April 04 2016
After I deliver a lesson in my middle school social studies classes, I make notes of what worked and what did not. Aside from formative assessments and checks for understanding, I ask students for feedback on how lessons were delivered. Were the directions clear? Did it seem more like work or more like play? What would you change to make it more effective? Aside from providing invaluable data to me for future iterations, feedback affords students a chance to reflect on the process. This helps to personalize instruction, as well as to guide me when I use the plans in subsequent years.
In 2014, I created a project connected to the American Revolution. I introduced board game design as the culminating activity. As it turned out, it was the component most in need of iteration. Many students turned in games remixing children’s games, like Candyland and Chutes and Ladders. There was a heavy reliance on press-your-luck mechanics, instead of games that required skill to win. What’s more, aesthetics of the games took precedent over the content.
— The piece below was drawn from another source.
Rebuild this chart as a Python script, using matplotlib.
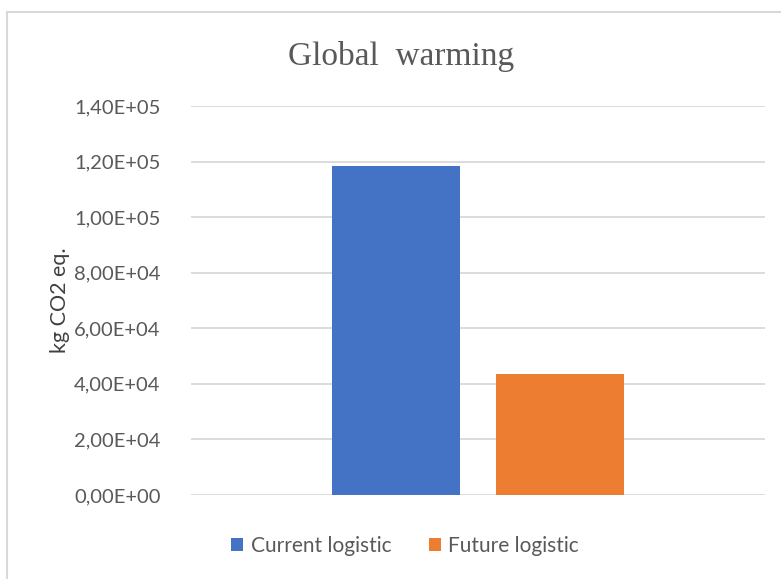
import matplotlib
matplotlib.use('Agg')
import matplotlib.pyplot as plt
from matplotlib.lines import Line2D
from matplotlib.ticker import FuncFormatter

# emissions per logistic scenario
series = ['Current logistic', 'Future logistic']
values = [1.185e5, 4.37e4]
colors = ['#4472C4', '#ED7D31']
yticks = [0, 2e4, 4e4, 6e4, 8e4, 1e5, 1.2e5, 1.4e5]

text_grey = '#595959'
grid_grey = '#d9d9d9'

fig = plt.figure(figsize=(7.81, 5.79), dpi=100)
ax = fig.add_axes([191 / 781, 1 - 495 / 579, 574 / 781, 389 / 579])

width = 0.223
offsets = [-0.1425, 0.1425]
for name, val, col, off in zip(series, values, colors, offsets):
    ax.bar(0.5 + off, val, width=width, color=col, label=name, zorder=3)

ax.set_xlim(0, 1)
ax.set_ylim(0, 1.4e5)
ax.set_yticks(yticks)


def excel_sci(v, pos):
    s = '{:.2E}'.format(v)
    return s.replace('.', ',')


ax.yaxis.set_major_formatter(FuncFormatter(excel_sci))
ax.set_xticks([])
ax.tick_params(axis='y', length=0, pad=22, labelsize=14.5, labelcolor=text_grey)
for lab in ax.get_yticklabels():
    lab.set_fontfamily('Lato')
ax.grid(axis='y', color=grid_grey, linewidth=1.3, zorder=0)
for sp in ax.spines.values():
    sp.set_visible(False)

ax.set_ylabel('kg CO2 eq.', fontsize=15.5, color='#404040', family='Lato')
ax.yaxis.set_label_coords((70 - 191) / 574, 0.5)

fig.text(401 / 781, 1 - 57 / 579, 'Global  warming', ha='center', va='center',
         fontsize=24, color=text_grey, family='Liberation Serif')

fig.legend(loc='center', bbox_to_anchor=(405 / 781, 1 - 546 / 579), ncol=2,
           frameon=False, handlelength=0.6, handleheight=0.6, handletextpad=0.35,
           columnspacing=1.8, prop={'family': 'Lato', 'size': 15},
           labelcolor=text_grey)

# chart area border (top and left edges)
fig.add_artist(Line2D([7 / 781, 1], [1 - 12 / 579, 1 - 12 / 579],
                      transform=fig.transFigure, color=grid_grey, linewidth=1.5))
fig.add_artist(Line2D([7 / 781, 7 / 781], [1 - 12 / 579, 1 - 578 / 579],
                      transform=fig.transFigure, color=grid_grey, linewidth=1.5))

fig.savefig('out.png', dpi=100)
This year, inspired by the idea of “game jams,” I updated the project. In a game jam, designers are presented with a theme and/or challenge. Like improv theater—where actors perform on the spot based on any proposed situations—game jams give designers a limited amount of time to create a deliverable. It is, in effect, a game about a game. There is the annual Global Game Jam. In the fall of 2014, the White House hosted a game jam, and April 21–25, 2015 there is the Games for Change Festival. The idea to use it in a classroom was inspired by a Tabletop Game Jam workshop I attended last summer led by Scott Nicholson.
To get students to be game designers, I created a mini-lesson on core mechanics in game systems. Core mechanics are the repeated actions of play, like bluffing, trumping, guessing, and jumping. The class analyzed goals, rules, and feedback systems in their favorite games. To facilitate the discussion, I used materials from the Institute of Play’s Q Games & Learning Design Pack. The free PDF has an easy-to-follow explanation of game design terminology. Each student received a copy of the “Parts of a Game Template,” along with the “Playtest Reflection Template,” both from the Design Pack. Finally, students dropped a rule and then added a rule to rock-paper-scissors.
The challenge was to design a game that was fun and about the American Revolution. There was no required technology; it was entirely paper-based. Students had to reserve time to play-test another group’s design. After collecting feedback, they iterated on the design (similar to how I collected feedback on the initial run of the project, which led to iteration).
A couple of days into the project, one student asked, “How do you expect us to make an educational game that is fun to play in just two, 45-minute class periods?” I quickly responded, “Maybe you’re not.” Fully functioning games were not required on the rubric; rather, students were assessed on the artifacts from process (e.g., templates, prototypes). The spirit of the project became failure as a chance to iterate based on feedback. It was design thinking in practice.
One student team created a paper prototype of a game they called “Revolutionary Race.” In the mockup, several core mechanics delivered the message that war has consequences. There were limited resources (eraser caps) to manage, roles to play, and strategies to plan. The space of the game board was the American colonies. To play, you had to advance troops from the south up to Saratoga. Blue eraser caps represented the Americans, red eraser caps were the British Red Coats. Players took turns moving along the map and chose “event cards” each round. Some events were positive, most were not. Players may face setbacks related to bad weather or hunger. Other events involved conflict. When that occurred, players lined up their eraser caps and rolled dice to see who won. Losing a dice roll meant that eraser caps would be moved into the “infirmary.” Lose all erasers and the battle is lost.
The overarching theme of the project was interconnected systems and causal relationships. Games can be particularly effective at teaching systems thinking concepts—every event has consequences, sometimes intended, other times not. To that end, I ended the unit with two questions: What happened to the system of the New World when America became independent? What do you think happened to the absolute monarchy system in Europe after the American Revolution?
Lesson plans, like game prototypes, go through an iterative cycle. After a plan is written, teachers test it with students; they often adjust to student needs on the fly. The presented challenge is often to have all students meet learning standards in an engaging manner all within a class period. Education is a design science, constantly evolving. The design process—ideating, prototyping, testing, and iterating—turns the classroom into a place for participatory learning.